Please give the count of lines holding the string "this" and nothing besides.

--------------------

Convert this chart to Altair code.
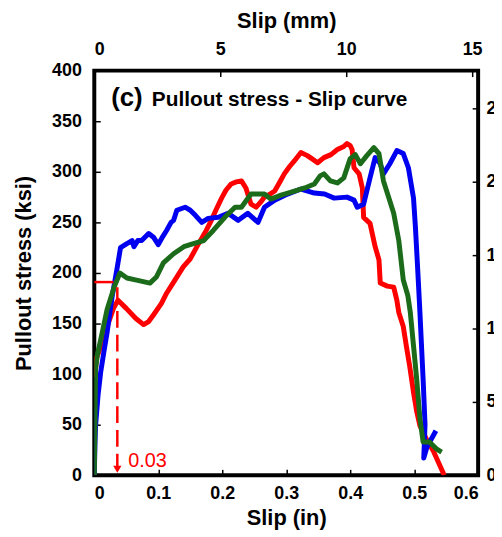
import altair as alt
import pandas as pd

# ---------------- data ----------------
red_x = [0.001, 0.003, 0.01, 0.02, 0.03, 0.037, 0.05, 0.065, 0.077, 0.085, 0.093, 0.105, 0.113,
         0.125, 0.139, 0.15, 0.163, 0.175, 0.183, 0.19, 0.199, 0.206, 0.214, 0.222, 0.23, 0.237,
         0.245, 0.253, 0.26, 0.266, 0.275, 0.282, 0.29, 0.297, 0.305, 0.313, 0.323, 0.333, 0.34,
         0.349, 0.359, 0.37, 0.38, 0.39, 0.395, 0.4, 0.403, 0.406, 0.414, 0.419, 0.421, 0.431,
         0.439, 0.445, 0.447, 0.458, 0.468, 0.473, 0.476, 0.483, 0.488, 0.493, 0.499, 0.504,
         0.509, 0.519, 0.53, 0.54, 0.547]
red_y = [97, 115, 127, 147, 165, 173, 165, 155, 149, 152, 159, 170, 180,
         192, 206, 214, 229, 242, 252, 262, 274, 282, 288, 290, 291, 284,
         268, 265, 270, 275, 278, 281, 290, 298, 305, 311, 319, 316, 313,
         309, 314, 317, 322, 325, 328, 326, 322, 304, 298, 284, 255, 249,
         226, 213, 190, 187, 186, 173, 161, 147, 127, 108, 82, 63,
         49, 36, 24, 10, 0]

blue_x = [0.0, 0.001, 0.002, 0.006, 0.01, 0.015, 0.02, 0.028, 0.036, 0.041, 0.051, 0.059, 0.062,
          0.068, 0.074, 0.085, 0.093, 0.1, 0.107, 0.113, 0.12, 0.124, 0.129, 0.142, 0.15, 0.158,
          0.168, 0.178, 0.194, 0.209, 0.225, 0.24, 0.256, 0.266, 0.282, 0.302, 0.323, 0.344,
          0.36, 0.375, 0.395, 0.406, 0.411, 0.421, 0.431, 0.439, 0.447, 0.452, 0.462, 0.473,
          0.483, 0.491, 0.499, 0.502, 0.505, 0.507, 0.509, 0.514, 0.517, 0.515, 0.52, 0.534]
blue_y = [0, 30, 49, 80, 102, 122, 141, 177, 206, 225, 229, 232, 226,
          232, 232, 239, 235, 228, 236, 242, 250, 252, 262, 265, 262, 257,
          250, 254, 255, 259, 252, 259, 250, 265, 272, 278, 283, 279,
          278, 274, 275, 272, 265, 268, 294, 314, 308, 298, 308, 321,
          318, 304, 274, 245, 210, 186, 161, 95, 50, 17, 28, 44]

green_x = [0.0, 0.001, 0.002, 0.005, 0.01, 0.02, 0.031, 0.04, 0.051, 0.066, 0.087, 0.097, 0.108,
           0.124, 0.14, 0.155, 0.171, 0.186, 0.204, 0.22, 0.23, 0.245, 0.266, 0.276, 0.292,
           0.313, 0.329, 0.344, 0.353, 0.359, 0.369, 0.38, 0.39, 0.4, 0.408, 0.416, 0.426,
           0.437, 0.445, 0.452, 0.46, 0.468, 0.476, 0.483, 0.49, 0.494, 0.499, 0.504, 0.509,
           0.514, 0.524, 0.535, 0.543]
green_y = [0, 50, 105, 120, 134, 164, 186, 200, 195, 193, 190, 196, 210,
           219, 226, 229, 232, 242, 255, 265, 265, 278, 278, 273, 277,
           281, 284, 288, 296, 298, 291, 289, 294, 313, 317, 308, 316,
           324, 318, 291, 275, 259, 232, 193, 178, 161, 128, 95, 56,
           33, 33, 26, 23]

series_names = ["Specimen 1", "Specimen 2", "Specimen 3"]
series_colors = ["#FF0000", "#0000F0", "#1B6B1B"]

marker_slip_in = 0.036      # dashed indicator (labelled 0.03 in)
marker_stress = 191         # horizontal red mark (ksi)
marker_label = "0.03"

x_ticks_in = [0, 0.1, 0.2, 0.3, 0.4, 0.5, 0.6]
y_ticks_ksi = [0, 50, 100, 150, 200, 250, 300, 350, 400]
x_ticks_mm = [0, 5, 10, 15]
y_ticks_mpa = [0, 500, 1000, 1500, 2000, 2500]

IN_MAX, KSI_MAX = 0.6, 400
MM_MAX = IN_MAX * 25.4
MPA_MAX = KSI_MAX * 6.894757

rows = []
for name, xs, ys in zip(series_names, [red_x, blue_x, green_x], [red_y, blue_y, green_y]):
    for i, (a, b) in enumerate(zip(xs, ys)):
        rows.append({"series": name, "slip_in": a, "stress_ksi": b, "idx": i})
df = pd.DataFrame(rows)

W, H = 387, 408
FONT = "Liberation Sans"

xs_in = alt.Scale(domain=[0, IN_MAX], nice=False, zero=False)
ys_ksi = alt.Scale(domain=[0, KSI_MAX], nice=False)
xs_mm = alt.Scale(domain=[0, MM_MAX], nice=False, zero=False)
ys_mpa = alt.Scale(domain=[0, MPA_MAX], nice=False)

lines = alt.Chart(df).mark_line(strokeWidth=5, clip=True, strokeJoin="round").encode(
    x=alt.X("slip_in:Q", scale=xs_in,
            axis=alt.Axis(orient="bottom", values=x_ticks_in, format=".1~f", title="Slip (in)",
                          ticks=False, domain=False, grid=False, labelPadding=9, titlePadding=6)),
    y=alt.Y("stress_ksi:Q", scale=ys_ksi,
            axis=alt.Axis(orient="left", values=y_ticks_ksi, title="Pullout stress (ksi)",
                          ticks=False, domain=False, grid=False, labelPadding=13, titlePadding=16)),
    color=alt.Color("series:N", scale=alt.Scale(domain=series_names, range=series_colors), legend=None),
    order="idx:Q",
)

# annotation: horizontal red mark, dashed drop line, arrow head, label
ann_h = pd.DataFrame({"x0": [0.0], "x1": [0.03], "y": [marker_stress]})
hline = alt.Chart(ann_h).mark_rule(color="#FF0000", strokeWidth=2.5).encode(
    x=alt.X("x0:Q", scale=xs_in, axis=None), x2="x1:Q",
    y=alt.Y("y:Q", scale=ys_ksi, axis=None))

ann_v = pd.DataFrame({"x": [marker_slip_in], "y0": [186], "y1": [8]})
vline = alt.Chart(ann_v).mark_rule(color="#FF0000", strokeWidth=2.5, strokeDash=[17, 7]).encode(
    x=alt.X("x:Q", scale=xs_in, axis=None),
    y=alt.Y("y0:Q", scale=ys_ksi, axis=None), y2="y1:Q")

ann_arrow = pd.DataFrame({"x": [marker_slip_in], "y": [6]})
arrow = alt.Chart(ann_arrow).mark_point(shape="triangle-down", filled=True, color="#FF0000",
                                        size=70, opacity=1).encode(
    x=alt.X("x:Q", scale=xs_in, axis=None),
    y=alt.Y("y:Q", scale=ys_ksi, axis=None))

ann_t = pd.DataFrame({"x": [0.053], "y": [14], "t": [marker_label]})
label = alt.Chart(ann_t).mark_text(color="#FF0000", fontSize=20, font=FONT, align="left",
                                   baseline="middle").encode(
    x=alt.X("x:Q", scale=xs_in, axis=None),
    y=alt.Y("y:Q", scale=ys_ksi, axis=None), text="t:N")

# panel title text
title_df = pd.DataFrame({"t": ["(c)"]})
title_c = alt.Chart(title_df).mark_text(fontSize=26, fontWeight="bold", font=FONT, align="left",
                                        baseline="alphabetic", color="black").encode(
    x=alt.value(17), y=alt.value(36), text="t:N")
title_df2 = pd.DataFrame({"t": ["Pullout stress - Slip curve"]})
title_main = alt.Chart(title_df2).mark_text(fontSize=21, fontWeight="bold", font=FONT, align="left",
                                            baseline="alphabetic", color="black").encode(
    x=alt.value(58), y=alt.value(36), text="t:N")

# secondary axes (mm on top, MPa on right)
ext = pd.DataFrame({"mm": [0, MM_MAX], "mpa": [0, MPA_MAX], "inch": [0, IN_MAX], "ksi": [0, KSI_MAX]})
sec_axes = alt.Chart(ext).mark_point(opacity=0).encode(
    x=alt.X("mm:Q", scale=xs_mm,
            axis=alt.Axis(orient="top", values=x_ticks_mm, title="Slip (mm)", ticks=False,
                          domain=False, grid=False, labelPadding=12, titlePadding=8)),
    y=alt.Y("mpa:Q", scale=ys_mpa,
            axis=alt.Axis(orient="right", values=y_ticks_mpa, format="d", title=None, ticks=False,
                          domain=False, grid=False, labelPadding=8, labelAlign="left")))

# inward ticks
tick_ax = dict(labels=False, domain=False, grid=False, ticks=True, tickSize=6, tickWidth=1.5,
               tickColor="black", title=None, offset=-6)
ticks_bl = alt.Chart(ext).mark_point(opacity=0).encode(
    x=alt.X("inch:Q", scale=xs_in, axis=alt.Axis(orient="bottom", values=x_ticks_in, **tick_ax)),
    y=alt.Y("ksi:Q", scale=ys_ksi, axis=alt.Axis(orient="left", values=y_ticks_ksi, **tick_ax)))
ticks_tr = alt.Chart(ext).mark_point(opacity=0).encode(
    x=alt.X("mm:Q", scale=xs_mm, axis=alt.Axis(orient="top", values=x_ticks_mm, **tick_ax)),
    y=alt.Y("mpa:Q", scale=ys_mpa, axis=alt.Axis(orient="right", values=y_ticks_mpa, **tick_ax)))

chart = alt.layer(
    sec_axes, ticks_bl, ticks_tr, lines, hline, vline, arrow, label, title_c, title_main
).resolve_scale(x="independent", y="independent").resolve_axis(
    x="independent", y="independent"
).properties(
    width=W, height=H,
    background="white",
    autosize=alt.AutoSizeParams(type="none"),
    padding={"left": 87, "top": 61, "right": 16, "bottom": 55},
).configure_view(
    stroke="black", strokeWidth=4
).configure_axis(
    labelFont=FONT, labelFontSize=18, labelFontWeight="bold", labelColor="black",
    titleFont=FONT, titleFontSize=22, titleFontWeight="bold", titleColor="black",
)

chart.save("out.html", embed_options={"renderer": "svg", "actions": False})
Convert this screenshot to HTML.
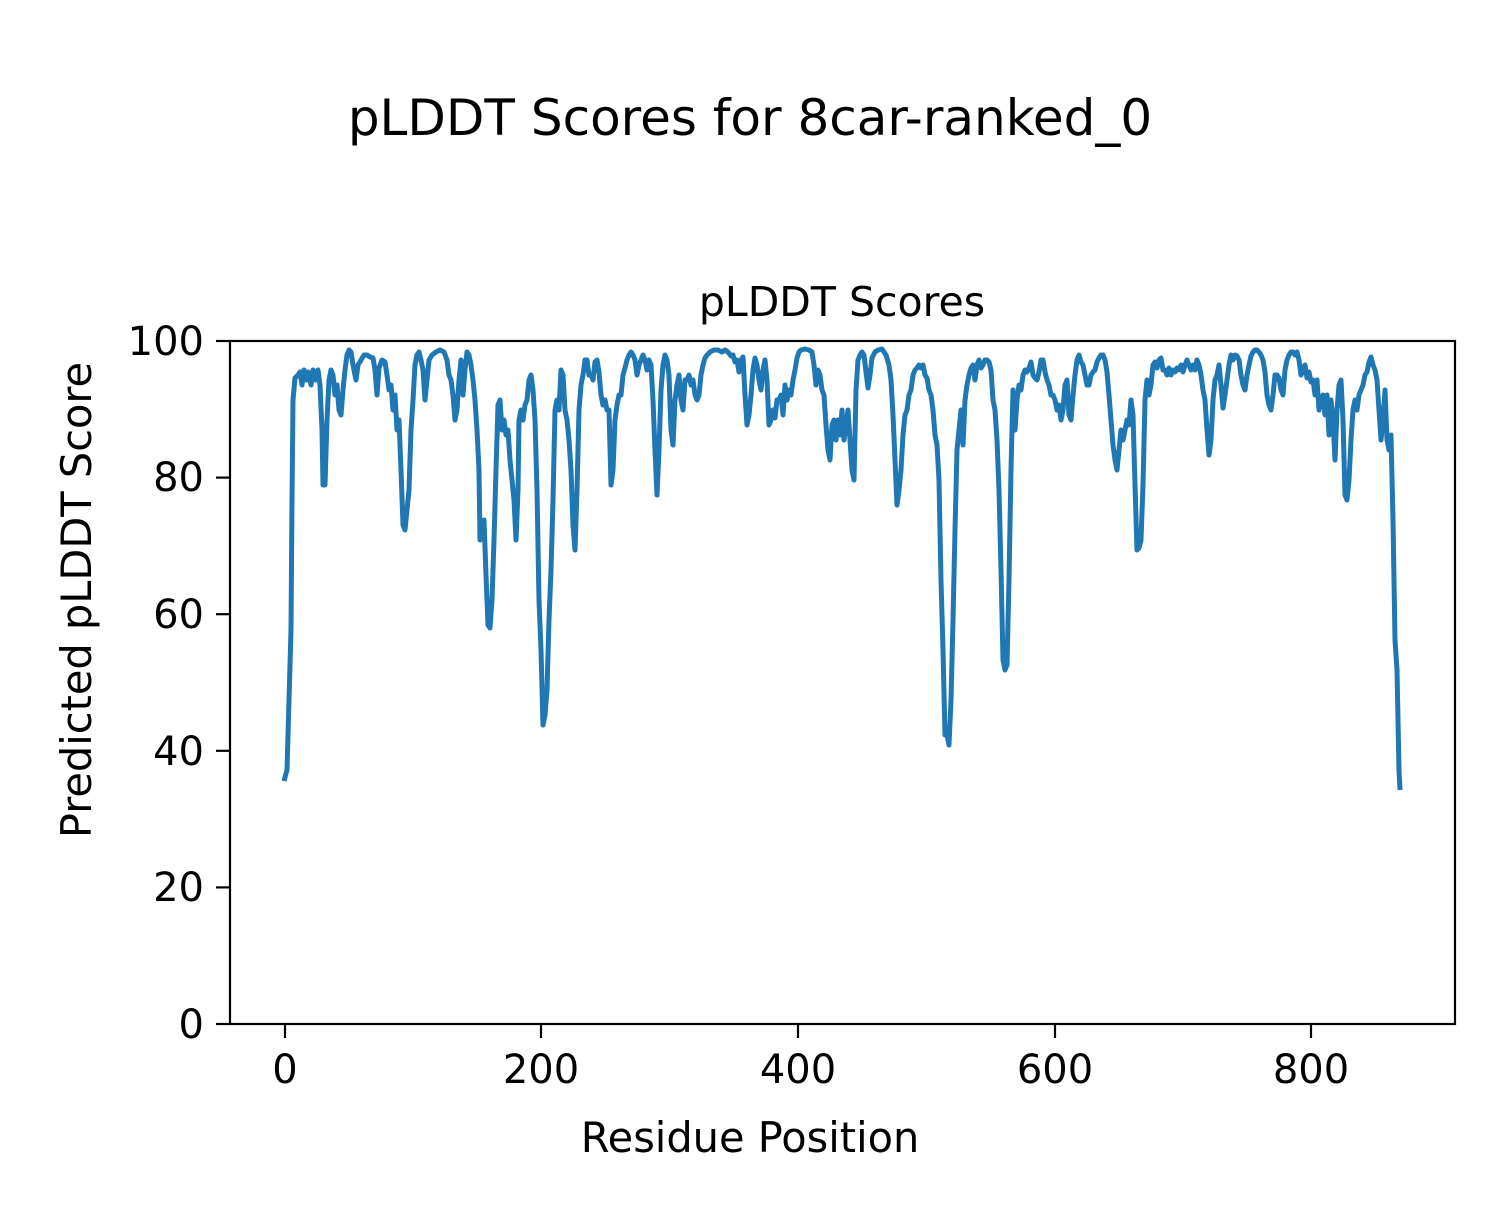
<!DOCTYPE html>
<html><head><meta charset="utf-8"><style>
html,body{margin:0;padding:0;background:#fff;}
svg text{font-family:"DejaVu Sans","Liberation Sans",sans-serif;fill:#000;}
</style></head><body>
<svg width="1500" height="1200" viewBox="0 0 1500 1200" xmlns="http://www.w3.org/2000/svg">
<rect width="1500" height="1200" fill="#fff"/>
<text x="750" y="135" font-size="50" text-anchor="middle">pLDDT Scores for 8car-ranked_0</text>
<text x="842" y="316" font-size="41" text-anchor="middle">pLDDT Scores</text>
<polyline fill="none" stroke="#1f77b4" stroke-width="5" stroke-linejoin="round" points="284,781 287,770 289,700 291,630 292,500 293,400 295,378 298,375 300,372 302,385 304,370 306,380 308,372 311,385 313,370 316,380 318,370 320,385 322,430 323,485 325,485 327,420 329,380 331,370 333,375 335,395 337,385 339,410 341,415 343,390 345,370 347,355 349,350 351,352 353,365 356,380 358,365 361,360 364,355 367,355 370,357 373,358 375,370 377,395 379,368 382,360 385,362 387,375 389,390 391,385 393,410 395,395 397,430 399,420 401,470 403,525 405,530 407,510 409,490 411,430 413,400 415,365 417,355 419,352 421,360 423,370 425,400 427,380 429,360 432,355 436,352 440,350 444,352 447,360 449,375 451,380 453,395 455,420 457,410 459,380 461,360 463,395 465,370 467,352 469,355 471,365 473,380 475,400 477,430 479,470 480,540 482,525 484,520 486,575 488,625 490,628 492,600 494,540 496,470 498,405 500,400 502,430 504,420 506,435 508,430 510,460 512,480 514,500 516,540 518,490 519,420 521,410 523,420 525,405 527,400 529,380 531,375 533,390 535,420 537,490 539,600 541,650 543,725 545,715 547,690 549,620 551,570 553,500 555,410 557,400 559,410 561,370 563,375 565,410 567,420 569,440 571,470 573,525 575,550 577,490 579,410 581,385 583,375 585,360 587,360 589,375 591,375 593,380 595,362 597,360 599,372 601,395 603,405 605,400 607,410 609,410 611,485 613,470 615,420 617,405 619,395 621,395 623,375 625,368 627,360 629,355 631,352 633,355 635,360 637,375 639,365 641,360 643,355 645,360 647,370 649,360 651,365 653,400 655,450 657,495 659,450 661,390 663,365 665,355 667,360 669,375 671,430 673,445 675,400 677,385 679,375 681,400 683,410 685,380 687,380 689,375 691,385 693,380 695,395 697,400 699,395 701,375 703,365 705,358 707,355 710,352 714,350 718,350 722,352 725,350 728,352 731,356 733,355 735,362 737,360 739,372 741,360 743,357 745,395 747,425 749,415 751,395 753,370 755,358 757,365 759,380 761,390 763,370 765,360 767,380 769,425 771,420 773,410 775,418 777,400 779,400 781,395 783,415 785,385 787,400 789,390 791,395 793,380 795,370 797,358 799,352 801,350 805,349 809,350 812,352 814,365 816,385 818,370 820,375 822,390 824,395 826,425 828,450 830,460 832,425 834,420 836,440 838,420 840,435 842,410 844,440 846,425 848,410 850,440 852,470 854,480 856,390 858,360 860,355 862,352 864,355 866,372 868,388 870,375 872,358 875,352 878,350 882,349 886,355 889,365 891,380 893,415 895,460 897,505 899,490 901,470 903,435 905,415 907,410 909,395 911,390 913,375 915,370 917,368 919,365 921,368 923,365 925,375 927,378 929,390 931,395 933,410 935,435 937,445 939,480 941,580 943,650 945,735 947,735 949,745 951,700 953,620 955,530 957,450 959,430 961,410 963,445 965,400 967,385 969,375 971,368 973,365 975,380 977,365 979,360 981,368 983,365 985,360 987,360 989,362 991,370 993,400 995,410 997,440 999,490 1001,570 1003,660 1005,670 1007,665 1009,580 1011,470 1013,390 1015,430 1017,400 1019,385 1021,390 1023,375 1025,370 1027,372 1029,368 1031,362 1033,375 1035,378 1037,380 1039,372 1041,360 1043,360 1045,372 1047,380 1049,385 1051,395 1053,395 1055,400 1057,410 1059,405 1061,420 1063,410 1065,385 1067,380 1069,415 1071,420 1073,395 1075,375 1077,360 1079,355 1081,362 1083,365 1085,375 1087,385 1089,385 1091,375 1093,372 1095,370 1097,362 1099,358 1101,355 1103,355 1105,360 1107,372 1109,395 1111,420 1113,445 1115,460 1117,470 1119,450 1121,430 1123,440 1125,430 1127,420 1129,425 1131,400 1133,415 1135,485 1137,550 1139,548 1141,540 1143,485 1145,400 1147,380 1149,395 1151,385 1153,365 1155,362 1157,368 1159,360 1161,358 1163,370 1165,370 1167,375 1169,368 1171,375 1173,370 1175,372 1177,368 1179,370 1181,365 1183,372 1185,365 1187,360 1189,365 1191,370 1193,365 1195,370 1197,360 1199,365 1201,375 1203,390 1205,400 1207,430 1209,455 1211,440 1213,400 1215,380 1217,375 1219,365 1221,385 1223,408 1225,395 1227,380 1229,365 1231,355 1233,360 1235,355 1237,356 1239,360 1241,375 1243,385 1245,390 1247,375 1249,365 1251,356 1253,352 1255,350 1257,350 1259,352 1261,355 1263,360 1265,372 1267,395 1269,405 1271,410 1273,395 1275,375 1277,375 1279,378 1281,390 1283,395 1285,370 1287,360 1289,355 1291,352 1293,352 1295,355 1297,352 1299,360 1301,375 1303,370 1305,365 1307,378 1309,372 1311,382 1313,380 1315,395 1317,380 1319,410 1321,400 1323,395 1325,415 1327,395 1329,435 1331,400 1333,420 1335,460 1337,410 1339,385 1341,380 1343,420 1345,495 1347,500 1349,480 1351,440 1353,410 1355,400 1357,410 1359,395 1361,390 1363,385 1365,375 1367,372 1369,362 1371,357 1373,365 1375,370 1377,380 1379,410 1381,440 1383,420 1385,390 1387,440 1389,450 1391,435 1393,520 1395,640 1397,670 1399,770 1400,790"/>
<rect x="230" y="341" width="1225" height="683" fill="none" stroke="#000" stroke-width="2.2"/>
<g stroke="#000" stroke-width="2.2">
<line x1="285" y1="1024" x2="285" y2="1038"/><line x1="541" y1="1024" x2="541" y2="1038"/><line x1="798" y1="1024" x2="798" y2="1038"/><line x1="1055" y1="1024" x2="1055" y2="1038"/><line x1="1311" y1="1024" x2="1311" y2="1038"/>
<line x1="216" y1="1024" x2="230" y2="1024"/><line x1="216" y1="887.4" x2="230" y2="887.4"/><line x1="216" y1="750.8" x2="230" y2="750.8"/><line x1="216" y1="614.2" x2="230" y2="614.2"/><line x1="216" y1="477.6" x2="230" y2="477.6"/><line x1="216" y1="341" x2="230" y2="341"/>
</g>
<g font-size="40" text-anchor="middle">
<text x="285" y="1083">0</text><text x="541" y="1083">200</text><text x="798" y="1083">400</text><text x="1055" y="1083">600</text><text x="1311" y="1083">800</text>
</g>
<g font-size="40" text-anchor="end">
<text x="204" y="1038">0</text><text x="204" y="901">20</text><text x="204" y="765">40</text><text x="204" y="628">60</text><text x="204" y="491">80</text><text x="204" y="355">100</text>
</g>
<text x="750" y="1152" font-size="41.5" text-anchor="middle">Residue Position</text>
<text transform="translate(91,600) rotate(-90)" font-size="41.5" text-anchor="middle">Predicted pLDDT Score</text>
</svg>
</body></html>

--------------------

**EXERCISE ANSWER**
2